А я подходил к окну и поднимал жалюзи – по утрам солнце светит в эти окна. Оно совсем уже не грело, я его не чувствовал, но мне было достаточно знать, что оно здесь, на моем лице. Я вспоминал все, что было в тот день. От вороньего карканья в парке до легкого стука упавших возле двери сапожек. И как я на лестнице сказал ей про двойное звучание. Слова сложились красиво. Вновь и вновь они всплывали в памяти. Я говорил правду, есть оно, это двойное звучание, у тех, кто готов ужалить. Правда ведь редко бывает красивой, вот и вспоминаешь каждый такой случай, когда она явилась тебе не в обычном своем корявом облике. Странным образом человек умудряется устроить жизнь так, что правда входит в нее незваной уродицей, портит всем праздник или в лучшем случае остается незамеченной как неуместная сальность. А ложь всегда приодета, симпатична, всегда востребована. Отними у человека ложь – и он почувствует себя голым, как Адам в театральном фойе.
Но хоть и не слышалось в ее голосе предупреждения об агрессии, в нем дрожало отчаяние. Отчаянье не жертвенное, задирающее лапки, а такое, что толкает на амбразуры. Отчаянье было во всем – в порывистых шагах из угла в угол, в манере шумно плюхаться в кресло, в трех сигаретах, выкуренных за полчаса. Она заговаривала то об одном, то о другом, не дождавшись ответа, задавала новый вопрос, вставала, задергивала шторы – ей явно недоставало подходящей амбразуры. Тогдашний наш разговор состоял из обрывков, сплошь зиял неловкими паузами. То и дело нас выручал Гарик – тот самый любвеобильный безумец, стороживший в припаркованной на углу машине. Она заметно оживлялась, заговаривая о нем.

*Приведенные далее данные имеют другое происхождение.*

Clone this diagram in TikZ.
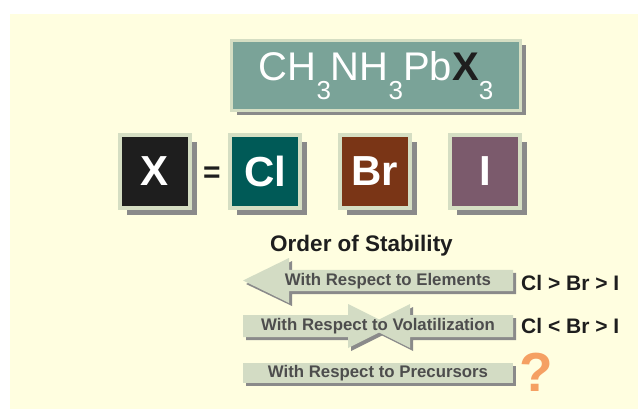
\documentclass[tikz,border=0pt]{standalone}
\usepackage{fontspec}
\setmainfont{Liberation Sans}
\usetikzlibrary{shadows}
\definecolor{bgyellow}{HTML}{FFFEE0}
\definecolor{formteal}{HTML}{7AA398}
\definecolor{rimgreen}{HTML}{D5DEC3}
\definecolor{shadegray}{HTML}{8A8A8A}
\definecolor{xblack}{HTML}{1E1E1E}
\definecolor{clteal}{HTML}{005A57}
\definecolor{brbrown}{HTML}{7A3516}
\definecolor{ipurple}{HTML}{7B5A6C}
\definecolor{arrowfill}{HTML}{D3DCC4}
\definecolor{arrowtext}{HTML}{4D4D4D}
\definecolor{qorange}{HTML}{F5A063}
\newcommand{\sub}[1]{\raisebox{-19pt}{\fontsize{26}{26}\selectfont #1}}
\begin{document}
\begin{tikzpicture}[x=1pt,y=-1pt,
  tile/.style={draw=rimgreen, line width=4pt, minimum width=70pt, minimum height=73pt,
    inner sep=0pt, text=white, font=\fontsize{42}{42}\selectfont\bfseries,
    drop shadow={shadow xshift=7pt, shadow yshift=-7pt, fill=shadegray, opacity=1}},
  formula/.style={draw=rimgreen, line width=3pt, fill=formteal, minimum width=289pt,
    minimum height=70pt, inner sep=0pt, text=white, font=\fontsize{40}{40}\selectfont,
    drop shadow={shadow xshift=5pt, shadow yshift=-5pt, fill=shadegray, opacity=1}},
  arrowbody/.style={fill=arrowfill},
  arrowshade/.style={fill=shadegray},
  arrowlabel/.style={text=arrowtext, font=\fontsize{16.8}{16.8}\selectfont\bfseries, inner sep=0pt},
  order/.style={text=xblack, font=\fontsize{21}{21}\selectfont\bfseries, anchor=west, inner sep=0pt},
]
\useasboundingbox (0,0) rectangle (638,409);
\fill[bgyellow] (10,14) rectangle (638,409);

% formula box
\node[formula] (form) at (376,75.5) {CH\sub{3}NH\sub{3}Pb{\bfseries\color{xblack}X}\sub{3}};

% element tiles
\node[tile, fill=xblack] (xt) at (155,171.5) {X};
\node[text=xblack, font=\fontsize{30}{30}\selectfont\bfseries, inner sep=0pt] (eq) at (212,175) {=};
\node[tile, fill=clteal] (cl) at (265,171.5) {Cl};
\node[tile, fill=brbrown] (br) at (375,171.5) {Br};
\node[tile, fill=ipurple] (io) at (485,171.5) {I};

\node[text=xblack, font=\fontsize{22.5}{22.5}\selectfont\bfseries, inner sep=0pt] (ord) at (361.5,246) {Order of Stability};

% arrow 1 (left)
\fill[arrowshade] (516,273) -- (292,273) -- (292,261) -- (246,284) -- (292,306) -- (292,294) -- (516,294) -- cycle;
\fill[arrowbody] (513,270) -- (289,270) -- (289,258) -- (243,280.5) -- (289,303) -- (289,291) -- (513,291) -- cycle;
\node[arrowlabel] (a1) at (388,281.5) {With Respect to Elements};

% arrow 2 (crossed)
\fill[arrowshade] (246,318) -- (351,318) -- (351,307) -- (395,329) -- (351,351) -- (351,340) -- (246,340) -- cycle;
\fill[arrowshade] (516,318) -- (413,318) -- (413,307) -- (369,329) -- (413,351) -- (413,340) -- (516,340) -- cycle;
\fill[arrowbody] (243,315) -- (348,315) -- (348,304) -- (392,326) -- (348,348) -- (348,337) -- (243,337) -- cycle;
\fill[arrowbody] (513,315) -- (410,315) -- (410,304) -- (366,326) -- (410,348) -- (410,337) -- (513,337) -- cycle;
\node[arrowlabel] (a2) at (378,326.5) {With Respect to Volatilization};

% bar 3
\fill[arrowshade] (246,366) rectangle (516,386);
\fill[arrowbody] (243,363) rectangle (513,383);
\node[arrowlabel] (a3) at (378,373.5) {With Respect to Precursors};

% orders
\node[order] (o1) at (521,283) {Cl > Br > I};
\node[order] (o2) at (521,326) {Cl < Br > I};
\node[text=qorange, font=\fontsize{55}{55}\selectfont\bfseries, anchor=west, inner sep=0pt] (q) at (519,372) {?};
\end{tikzpicture}
\end{document}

– Объясни мне, как такое может быть? Это болезнь?
– Не знаю.
– Может, есть такая болезнь? Подругофилия? Френдомания?
Со временем весь сок из воспоминания был выжат и выпит, я приходил в себя. Потянулись мои долгие дни-близняшки. Приноровиться к их нудному хороводу было нелегко. Я чувствовал себя так, будто в моей комнате учинили обыск, и теперь я ничего не могу найти. Забыть, уговаривал я себя. Но в том же парке я встретил ее снова.
Я сидел на лавке, отвернувшись от ветра, пробегал пальцем по брускам скамейки. Кто-то не поленился процарапать глубоко, до самой деревяшки, сакраментальное: «Вова лох». Ее шаги я узнал сразу, как только она вошла в ворота.
– Привет! – сказала она издали.
И я понял, что так просто мне от этого не отделаться. Так дешево не откупиться.
Эля говорит: «Жись прожить – что минное поле перейти», – и снует по Вадькиному кабинету, вытирает пыль. То здесь, то там с разным стуком возвращаются на место протертые предметы, и, слушая этот стук, я воображаю, будто сижу посреди шахматной доски, а Эля разыгрывает партию, перемещая пешки и ладьи, заодно успевая комментировать: «Вот так вот поверишь, рассупонишься, думаешь: о! вот же она, белая моя полосочка. Туда мне, туда. Шасть туда, а тебе там – на-на по сопатке! От так от и живем». Жаль, я слабо играю в шахматы. Мог бы насочинять какие-нибудь гамбиты-эндшпили под это постукивание пепельниц и стульев.